Exercise requirements => Reproduce the listing exactly and skip over any pictures.

********************

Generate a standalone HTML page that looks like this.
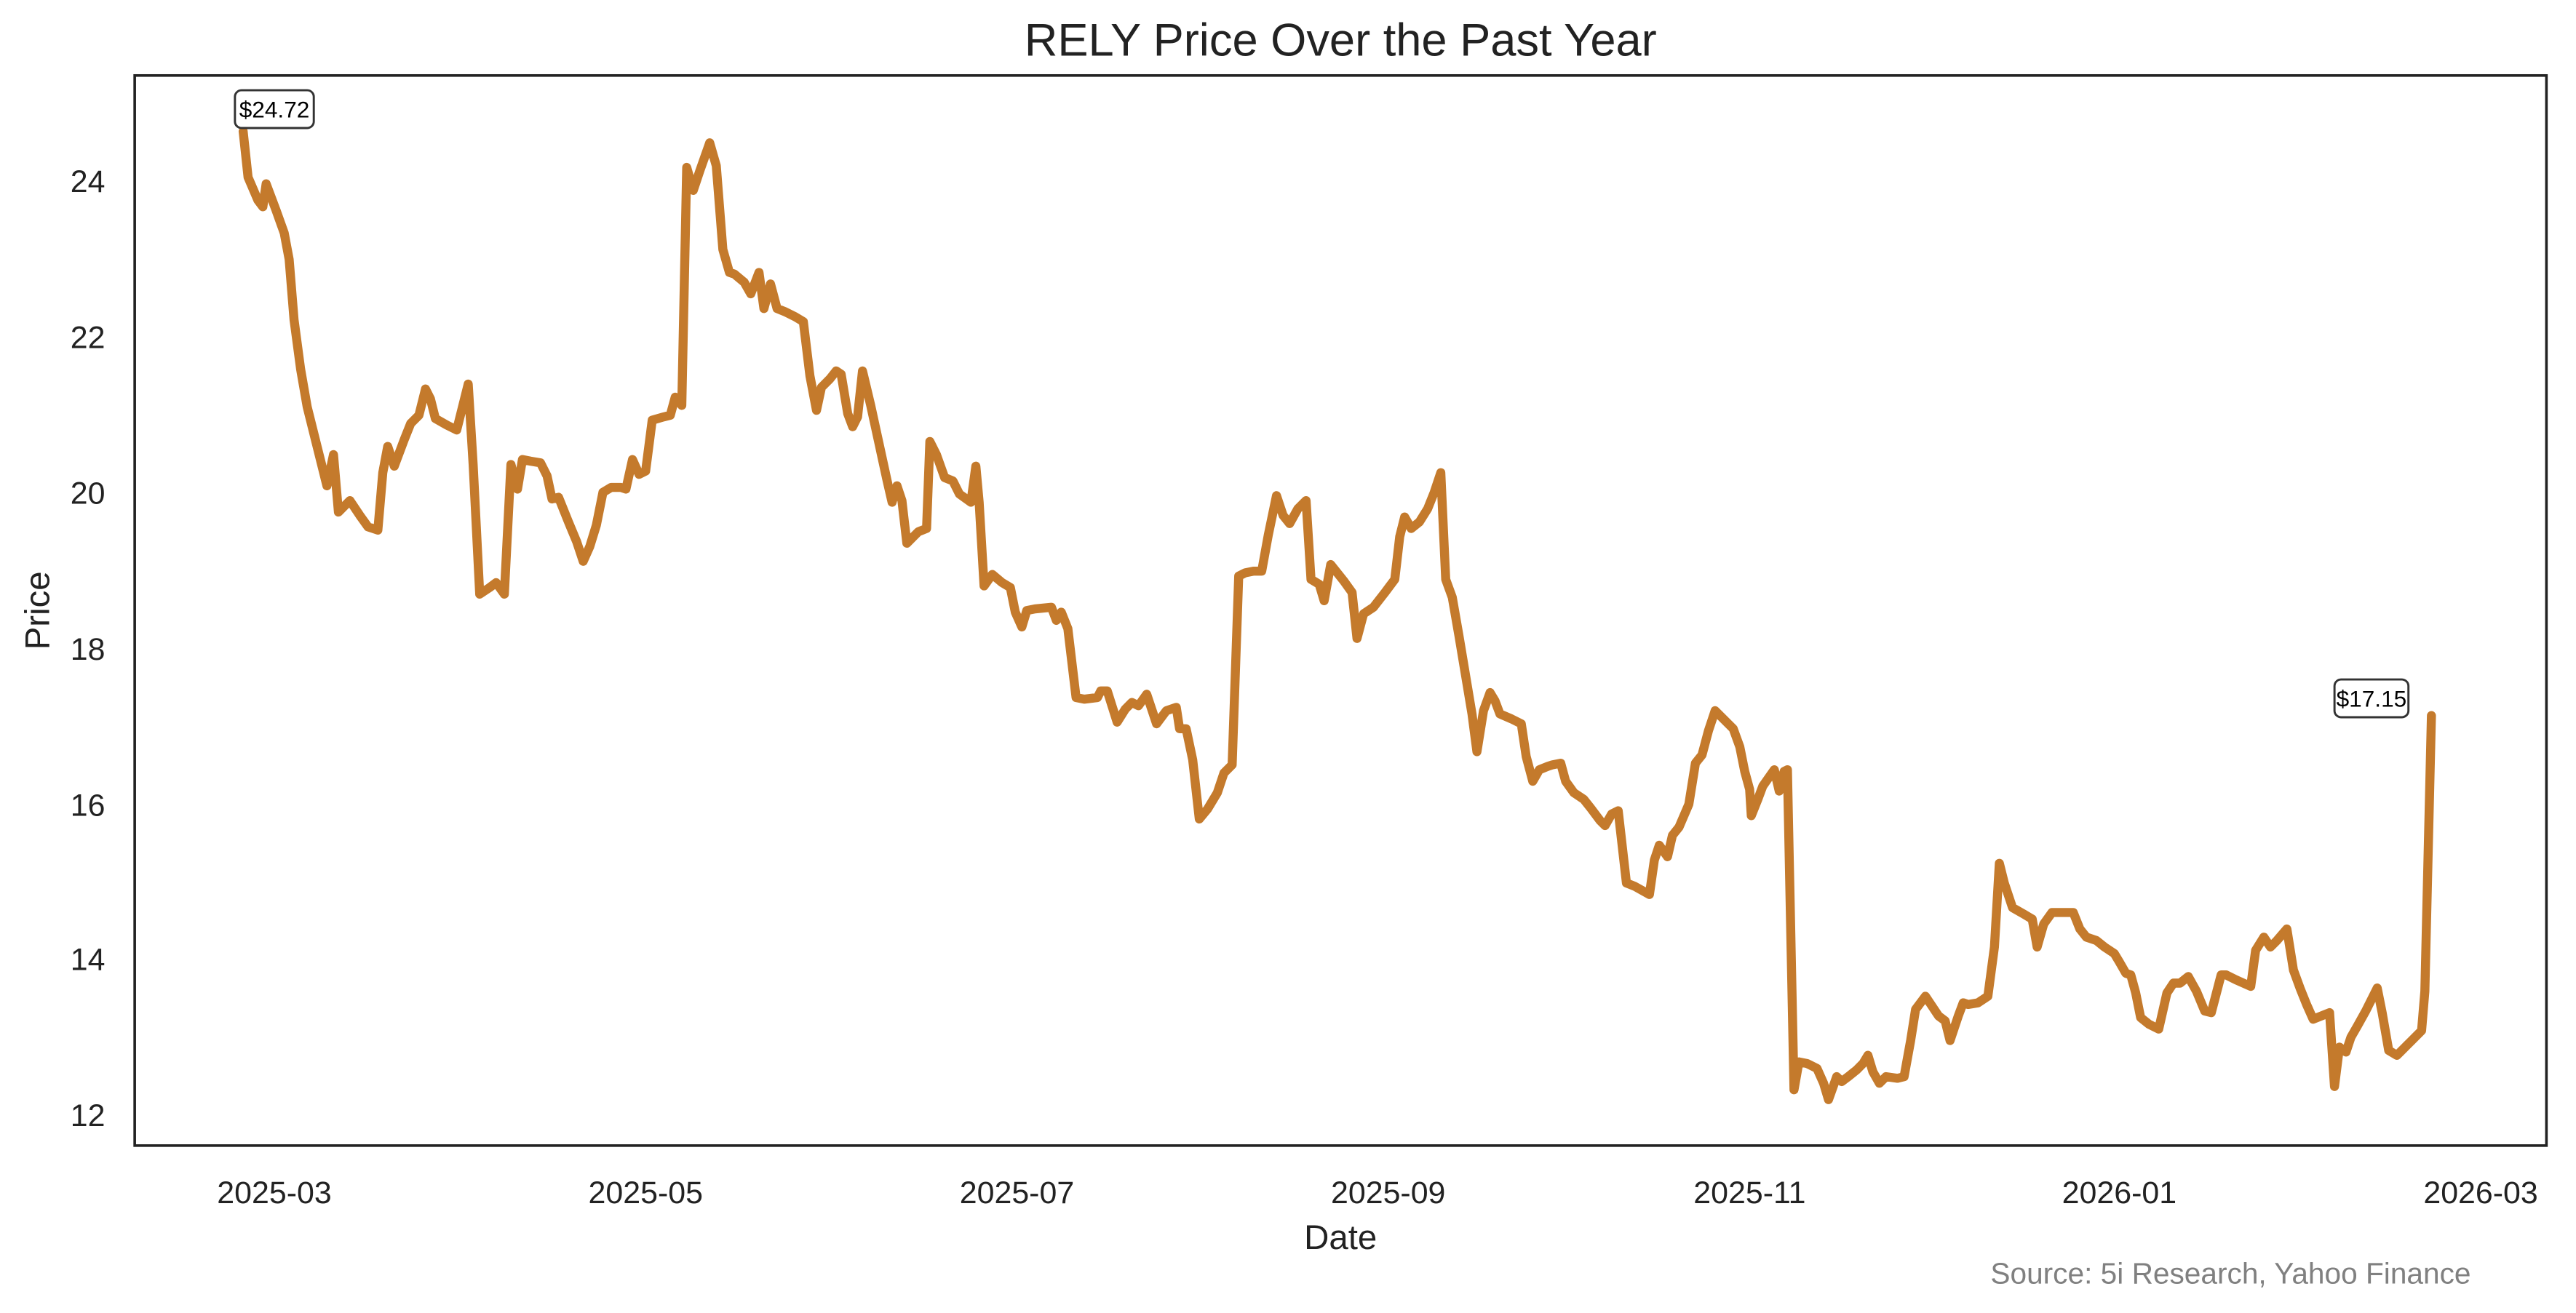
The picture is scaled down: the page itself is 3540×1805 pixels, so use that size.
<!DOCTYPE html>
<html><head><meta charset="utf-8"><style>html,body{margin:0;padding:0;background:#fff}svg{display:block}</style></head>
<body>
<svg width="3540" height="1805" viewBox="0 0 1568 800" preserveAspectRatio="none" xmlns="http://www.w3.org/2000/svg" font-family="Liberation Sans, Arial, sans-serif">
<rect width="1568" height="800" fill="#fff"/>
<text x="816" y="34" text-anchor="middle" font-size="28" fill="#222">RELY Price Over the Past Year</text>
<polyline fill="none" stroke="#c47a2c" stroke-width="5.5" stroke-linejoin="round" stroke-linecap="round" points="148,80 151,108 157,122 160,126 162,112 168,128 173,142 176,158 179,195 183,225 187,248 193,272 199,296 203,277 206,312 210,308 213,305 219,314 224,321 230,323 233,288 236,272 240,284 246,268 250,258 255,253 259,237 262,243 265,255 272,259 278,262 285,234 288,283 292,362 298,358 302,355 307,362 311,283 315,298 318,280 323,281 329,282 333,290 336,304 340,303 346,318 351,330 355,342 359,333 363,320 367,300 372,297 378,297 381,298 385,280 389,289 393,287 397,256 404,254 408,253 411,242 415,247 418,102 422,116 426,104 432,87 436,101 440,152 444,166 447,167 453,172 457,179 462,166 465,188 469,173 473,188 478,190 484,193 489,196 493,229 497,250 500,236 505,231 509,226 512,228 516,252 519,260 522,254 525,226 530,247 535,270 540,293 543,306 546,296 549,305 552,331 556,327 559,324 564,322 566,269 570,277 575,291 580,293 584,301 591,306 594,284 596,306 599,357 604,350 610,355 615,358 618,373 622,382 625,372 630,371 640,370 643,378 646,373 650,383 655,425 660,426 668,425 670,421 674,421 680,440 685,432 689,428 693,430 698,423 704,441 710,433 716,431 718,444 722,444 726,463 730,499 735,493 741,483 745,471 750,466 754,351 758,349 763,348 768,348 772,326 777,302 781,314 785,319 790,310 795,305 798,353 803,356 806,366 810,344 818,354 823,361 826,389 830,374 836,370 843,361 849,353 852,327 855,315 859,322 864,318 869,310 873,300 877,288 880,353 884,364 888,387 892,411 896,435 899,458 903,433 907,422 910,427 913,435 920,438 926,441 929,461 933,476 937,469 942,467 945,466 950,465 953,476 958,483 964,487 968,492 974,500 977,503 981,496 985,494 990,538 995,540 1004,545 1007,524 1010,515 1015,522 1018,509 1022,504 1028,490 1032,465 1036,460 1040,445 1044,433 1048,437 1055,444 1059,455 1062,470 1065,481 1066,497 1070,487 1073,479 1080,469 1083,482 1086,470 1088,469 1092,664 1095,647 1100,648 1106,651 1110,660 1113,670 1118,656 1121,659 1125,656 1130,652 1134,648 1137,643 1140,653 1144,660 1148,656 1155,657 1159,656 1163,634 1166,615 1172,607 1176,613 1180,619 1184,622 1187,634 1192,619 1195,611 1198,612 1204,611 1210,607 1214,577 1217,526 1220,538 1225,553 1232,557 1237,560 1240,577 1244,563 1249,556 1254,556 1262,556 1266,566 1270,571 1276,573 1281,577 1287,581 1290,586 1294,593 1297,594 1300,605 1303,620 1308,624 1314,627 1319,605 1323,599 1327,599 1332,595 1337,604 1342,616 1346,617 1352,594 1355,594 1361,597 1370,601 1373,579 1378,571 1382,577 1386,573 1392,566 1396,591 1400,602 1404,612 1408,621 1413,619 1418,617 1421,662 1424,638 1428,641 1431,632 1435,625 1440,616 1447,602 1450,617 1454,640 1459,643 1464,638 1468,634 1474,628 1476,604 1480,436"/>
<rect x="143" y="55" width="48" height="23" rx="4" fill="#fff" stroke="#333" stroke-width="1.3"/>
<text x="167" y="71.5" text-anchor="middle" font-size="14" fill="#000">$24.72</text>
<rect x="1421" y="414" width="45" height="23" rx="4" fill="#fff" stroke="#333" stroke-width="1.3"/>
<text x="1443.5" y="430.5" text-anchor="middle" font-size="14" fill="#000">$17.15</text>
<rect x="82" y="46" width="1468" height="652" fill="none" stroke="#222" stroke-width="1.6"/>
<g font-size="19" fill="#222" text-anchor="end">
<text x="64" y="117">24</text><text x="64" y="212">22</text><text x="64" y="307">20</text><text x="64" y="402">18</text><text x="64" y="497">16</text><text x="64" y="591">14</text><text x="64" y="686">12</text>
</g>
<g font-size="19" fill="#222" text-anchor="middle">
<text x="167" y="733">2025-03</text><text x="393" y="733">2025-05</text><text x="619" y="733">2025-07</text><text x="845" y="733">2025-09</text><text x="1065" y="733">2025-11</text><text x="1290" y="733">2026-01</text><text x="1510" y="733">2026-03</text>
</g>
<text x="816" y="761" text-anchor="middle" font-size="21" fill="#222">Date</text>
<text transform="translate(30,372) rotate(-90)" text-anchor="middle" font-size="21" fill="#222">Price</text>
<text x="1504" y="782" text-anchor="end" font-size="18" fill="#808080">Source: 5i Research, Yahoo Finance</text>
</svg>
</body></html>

********************

Output below =>
Generate a standalone HTML page that looks like this.
The picture is scaled down: the page itself is 3540×1805 pixels, so use that size.
<!DOCTYPE html>
<html><head><meta charset="utf-8"><style>html,body{margin:0;padding:0;background:#fff}svg{display:block}</style></head>
<body>
<svg width="3540" height="1805" viewBox="0 0 1568 800" preserveAspectRatio="none" xmlns="http://www.w3.org/2000/svg" font-family="Liberation Sans, Arial, sans-serif">
<rect width="1568" height="800" fill="#fff"/>
<text x="816" y="34" text-anchor="middle" font-size="28" fill="#222">RELY Price Over the Past Year</text>
<polyline fill="none" stroke="#c47a2c" stroke-width="5.5" stroke-linejoin="round" stroke-linecap="round" points="148,80 151,108 157,122 160,126 162,112 168,128 173,142 176,158 179,195 183,225 187,248 193,272 199,296 203,277 206,312 210,308 213,305 219,314 224,321 230,323 233,288 236,272 240,284 246,268 250,258 255,253 259,237 262,243 265,255 272,259 278,262 285,234 288,283 292,362 298,358 302,355 307,362 311,283 315,298 318,280 323,281 329,282 333,290 336,304 340,303 346,318 351,330 355,342 359,333 363,320 367,300 372,297 378,297 381,298 385,280 389,289 393,287 397,256 404,254 408,253 411,242 415,247 418,102 422,116 426,104 432,87 436,101 440,152 444,166 447,167 453,172 457,179 462,166 465,188 469,173 473,188 478,190 484,193 489,196 493,229 497,250 500,236 505,231 509,226 512,228 516,252 519,260 522,254 525,226 530,247 535,270 540,293 543,306 546,296 549,305 552,331 556,327 559,324 564,322 566,269 570,277 575,291 580,293 584,301 591,306 594,284 596,306 599,357 604,350 610,355 615,358 618,373 622,382 625,372 630,371 640,370 643,378 646,373 650,383 655,425 660,426 668,425 670,421 674,421 680,440 685,432 689,428 693,430 698,423 704,441 710,433 716,431 718,444 722,444 726,463 730,499 735,493 741,483 745,471 750,466 754,351 758,349 763,348 768,348 772,326 777,302 781,314 785,319 790,310 795,305 798,353 803,356 806,366 810,344 818,354 823,361 826,389 830,374 836,370 843,361 849,353 852,327 855,315 859,322 864,318 869,310 873,300 877,288 880,353 884,364 888,387 892,411 896,435 899,458 903,433 907,422 910,427 913,435 920,438 926,441 929,461 933,476 937,469 942,467 945,466 950,465 953,476 958,483 964,487 968,492 974,500 977,503 981,496 985,494 990,538 995,540 1004,545 1007,524 1010,515 1015,522 1018,509 1022,504 1028,490 1032,465 1036,460 1040,445 1044,433 1048,437 1055,444 1059,455 1062,470 1065,481 1066,497 1070,487 1073,479 1080,469 1083,482 1086,470 1088,469 1092,664 1095,647 1100,648 1106,651 1110,660 1113,670 1118,656 1121,659 1125,656 1130,652 1134,648 1137,643 1140,653 1144,660 1148,656 1155,657 1159,656 1163,634 1166,615 1172,607 1176,613 1180,619 1184,622 1187,634 1192,619 1195,611 1198,612 1204,611 1210,607 1214,577 1217,526 1220,538 1225,553 1232,557 1237,560 1240,577 1244,563 1249,556 1254,556 1262,556 1266,566 1270,571 1276,573 1281,577 1287,581 1290,586 1294,593 1297,594 1300,605 1303,620 1308,624 1314,627 1319,605 1323,599 1327,599 1332,595 1337,604 1342,616 1346,617 1352,594 1355,594 1361,597 1370,601 1373,579 1378,571 1382,577 1386,573 1392,566 1396,591 1400,602 1404,612 1408,621 1413,619 1418,617 1421,662 1424,638 1428,641 1431,632 1435,625 1440,616 1447,602 1450,617 1454,640 1459,643 1464,638 1468,634 1474,628 1476,604 1480,436"/>
<rect x="143" y="55" width="48" height="23" rx="4" fill="#fff" stroke="#333" stroke-width="1.3"/>
<text x="167" y="71.5" text-anchor="middle" font-size="14" fill="#000">$24.72</text>
<rect x="1421" y="414" width="45" height="23" rx="4" fill="#fff" stroke="#333" stroke-width="1.3"/>
<text x="1443.5" y="430.5" text-anchor="middle" font-size="14" fill="#000">$17.15</text>
<rect x="82" y="46" width="1468" height="652" fill="none" stroke="#222" stroke-width="1.6"/>
<g font-size="19" fill="#222" text-anchor="end">
<text x="64" y="117">24</text><text x="64" y="212">22</text><text x="64" y="307">20</text><text x="64" y="402">18</text><text x="64" y="497">16</text><text x="64" y="591">14</text><text x="64" y="686">12</text>
</g>
<g font-size="19" fill="#222" text-anchor="middle">
<text x="167" y="733">2025-03</text><text x="393" y="733">2025-05</text><text x="619" y="733">2025-07</text><text x="845" y="733">2025-09</text><text x="1065" y="733">2025-11</text><text x="1290" y="733">2026-01</text><text x="1510" y="733">2026-03</text>
</g>
<text x="816" y="761" text-anchor="middle" font-size="21" fill="#222">Date</text>
<text transform="translate(30,372) rotate(-90)" text-anchor="middle" font-size="21" fill="#222">Price</text>
<text x="1504" y="782" text-anchor="end" font-size="18" fill="#808080">Source: 5i Research, Yahoo Finance</text>
</svg>
</body></html>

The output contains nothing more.